Principle:Lm sys FastChat Prompt Deduplication
| Field | Value |
|---|---|
| Page Type | Principle |
| Title | Prompt Deduplication |
| Repository | lm-sys/FastChat |
| Workflow | Arena_Data_Analysis |
| Domains | Data_Processing, Statistics |
| Knowledge Sources | fastchat/serve/monitor/deduplication.py |
| Last Updated | 2026-02-07 14:00 GMT |
Overview
This principle addresses the detection and removal of duplicate or near-duplicate prompts from Arena battle datasets. Duplicate prompts arise when users submit the same query multiple times (intentionally or due to interface retries), when popular benchmark prompts are widely shared, or when automated scripts interact with the Arena. Deduplication ensures that each comparison in the dataset contributes unique, independent information to model rating computations and downstream analyses.
Description
Exact String Matching
The simplest form of deduplication identifies prompts that are character-for-character identical. Exact matching is computationally efficient and catches the most obvious duplicates: repeated submissions from the same user session, copy-pasted benchmark prompts, and retried requests. Implementation typically involves sorting or hashing all prompts and grouping those with identical hash values, retaining only the first occurrence (by timestamp) within each group.
Normalized Comparison
Many near-duplicate prompts differ only in trivial formatting: extra whitespace, inconsistent capitalization, or trailing punctuation. Normalized comparison applies a series of transformations before matching:
- Lowercasing: Converting all text to lowercase eliminates case-only variants (e.g., "Explain quantum computing" vs. "explain quantum computing").
- Whitespace normalization: Collapsing multiple spaces, tabs, and newlines into single spaces removes formatting-only differences.
- Punctuation stripping: Optionally removing trailing punctuation catches variants like "What is AI?" vs. "What is AI".
After normalization, prompts are compared using exact matching on the normalized form. This approach significantly increases deduplication recall while maintaining high precision.
Hash-Based Deduplication for Scalability
For large-scale datasets (hundreds of thousands or millions of battles), pairwise string comparison is computationally prohibitive. Hash-based deduplication addresses this by computing a fixed-size hash (e.g., SHA-256 or MD5) of each normalized prompt string. Duplicate detection then reduces to finding collisions in the hash table, which operates in O(n) time and O(n) space. For datasets where near-duplicate detection beyond normalization is required, locality-sensitive hashing (MinHash) can be employed to identify prompts that share a high proportion of character n-grams.
Deduplication Scope and Policy
The deduplication scope must be carefully defined. Options include:
- Global deduplication: Remove all duplicate prompts across the entire dataset, regardless of which models were compared. This maximizes independence but may reduce dataset size significantly.

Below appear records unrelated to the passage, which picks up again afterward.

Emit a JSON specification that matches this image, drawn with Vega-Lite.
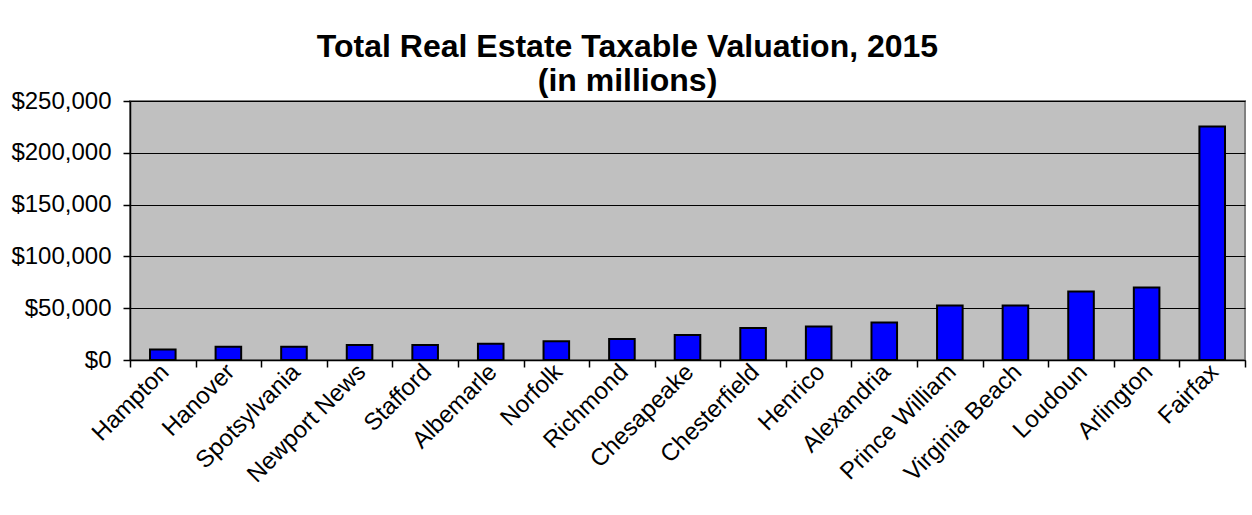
{
  "$schema": "https://vega.github.io/schema/vega-lite/v6.json",
  "autosize": {"type": "none"},
  "padding": {"left": 130, "top": 101, "right": 7, "bottom": 155},
  "width": 1115,
  "height": 259,
  "background": "white",
  "title": {
    "text": ["Total Real Estate Taxable Valuation, 2015", "(in millions)"],
    "font": "Liberation Sans",
    "fontSize": 32,
    "fontWeight": "bold",
    "color": "black",
    "lineHeight": 34,
    "anchor": "middle",
    "frame": "group",
    "dx": -60,
    "offset": -9
  },
  "data": {
    "values": [
      {"locality": "Hampton", "value": 10100},
      {"locality": "Hanover", "value": 12700},
      {"locality": "Spotsylvania", "value": 12700},
      {"locality": "Newport News", "value": 14400},
      {"locality": "Stafford", "value": 14400},
      {"locality": "Albemarle", "value": 15700},
      {"locality": "Norfolk", "value": 18000},
      {"locality": "Richmond", "value": 20300},
      {"locality": "Chesapeake", "value": 24200},
      {"locality": "Chesterfield", "value": 31000},
      {"locality": "Henrico", "value": 32400},
      {"locality": "Alexandria", "value": 36300},
      {"locality": "Prince William", "value": 52600},
      {"locality": "Virginia Beach", "value": 52600},
      {"locality": "Loudoun", "value": 66000},
      {"locality": "Arlington", "value": 69900},
      {"locality": "Fairfax", "value": 225500}
    ]
  },
  "mark": {
    "type": "bar",
    "color": "#0000FF",
    "stroke": "black",
    "strokeWidth": 2,
    "width": {"band": 0.39}
  },
  "encoding": {
    "x": {
      "field": "locality",
      "type": "nominal",
      "sort": null,
      "scale": {"paddingInner": 0, "paddingOuter": 0},
      "axis": {
        "title": null,
        "labelAngle": -45,
        "labelAlign": "right",
        "labelBaseline": "middle",
        "labelFont": "Liberation Sans",
        "labelFontSize": 24,
        "labelColor": "black",
        "labelPadding": 1,
        "labelOffset": 2,
        "labelOverlap": false,
        "tickBand": "extent",
        "tickSize": 7,
        "tickColor": "black",
        "tickWidth": 1.5,
        "domainColor": "black",
        "domainWidth": 1.5
      }
    },
    "y": {
      "field": "value",
      "type": "quantitative",
      "scale": {"domain": [0, 250000], "nice": false},
      "axis": {
        "title": null,
        "values": [0, 50000, 100000, 150000, 200000, 250000],
        "format": "$,d",
        "labelFont": "Liberation Sans",
        "labelFontSize": 24,
        "labelColor": "black",
        "labelPadding": 12,
        "tickSize": 7,
        "tickColor": "black",
        "tickWidth": 1.5,
        "domainColor": "black",
        "domainWidth": 1.5,
        "grid": true,
        "gridColor": "black",
        "gridWidth": 1.2,
        "gridOpacity": 1
      }
    }
  },
  "config": {
    "view": {"fill": "#C0C0C0", "stroke": "#808080", "strokeWidth": 2}
  }
}
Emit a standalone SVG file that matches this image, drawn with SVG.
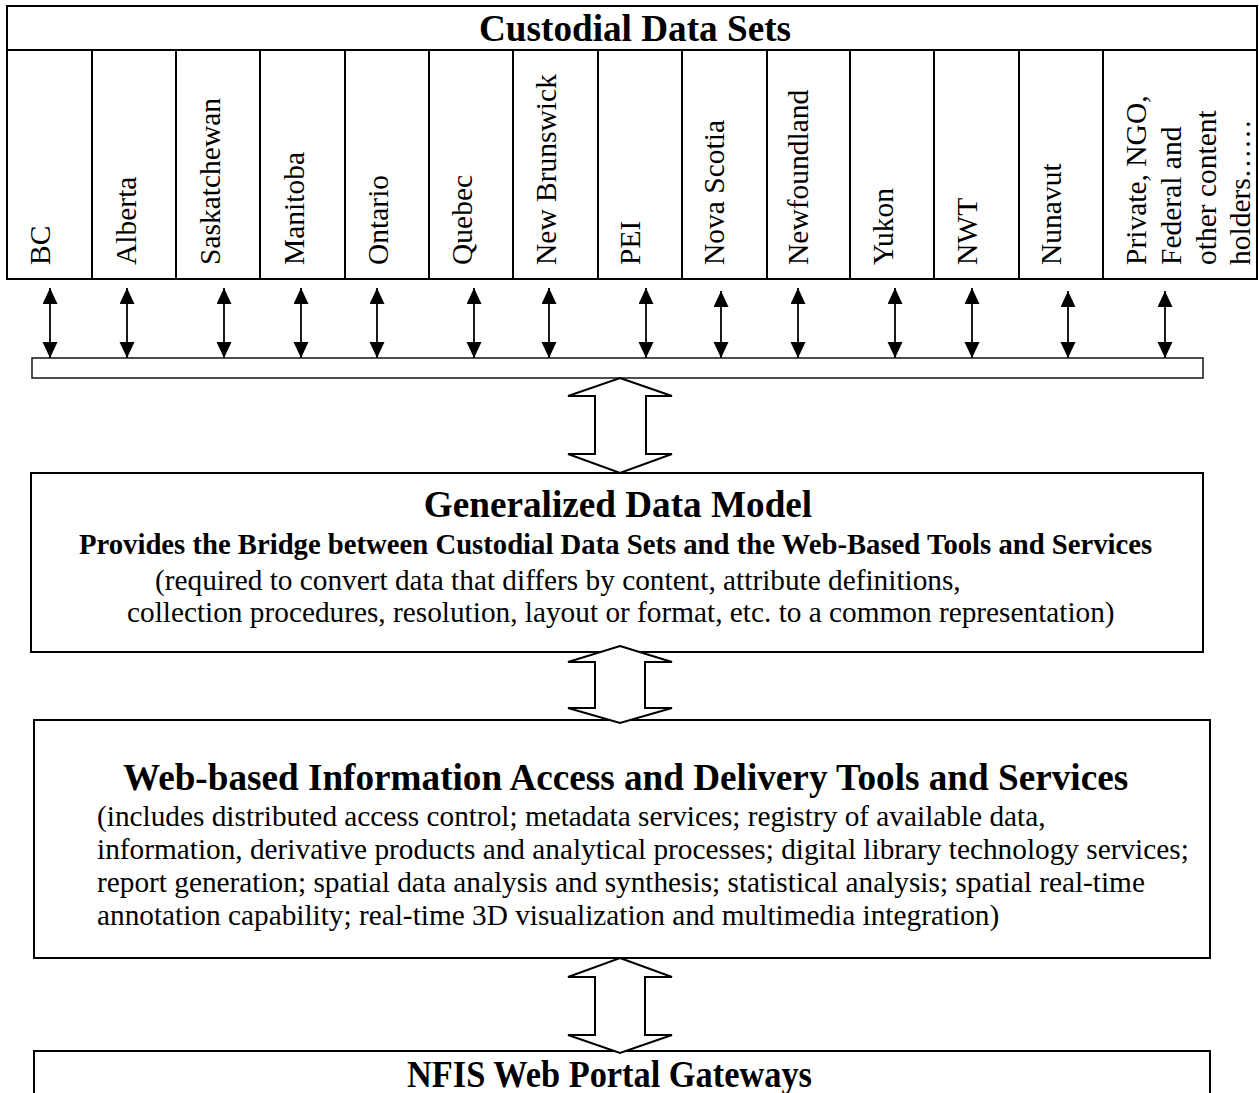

- Per-model-pair deduplication: Remove duplicates only within battles involving the same model pair, preserving instances where the same prompt was used to compare different model pairs.
- Temporal windowing: Remove duplicates only within a time window (e.g., same day), allowing the same prompt to appear in different analysis periods.
The choice of scope depends on the downstream use case: global deduplication is appropriate for rating computation, while per-model-pair deduplication may be preferred for per-model analysis.
Theoretical Basis
Duplicate prompts inflate the apparent sample size without adding independent information, biasing rating estimates toward models that happen to perform well on the duplicated prompts. In the statistical framework of pairwise comparison (e.g., Bradley-Terry models or Elo rating), each observation is assumed to be an independent draw from the population of possible comparisons. Duplicated prompts violate this independence assumption: if a model consistently wins on a particular prompt that appears k times, that single prompt contributes k times the influence it should have on the model's rating. Deduplication restores the independence assumption by ensuring each unique prompt contributes at most once to the rating computation. From an information-theoretic perspective, duplicate observations carry zero additional mutual information about model quality beyond the first occurrence, making their inclusion purely wasteful in terms of statistical efficiency. Normalized comparison extends this reasoning by treating semantically identical prompts (differing only in formatting) as carrying the same information content.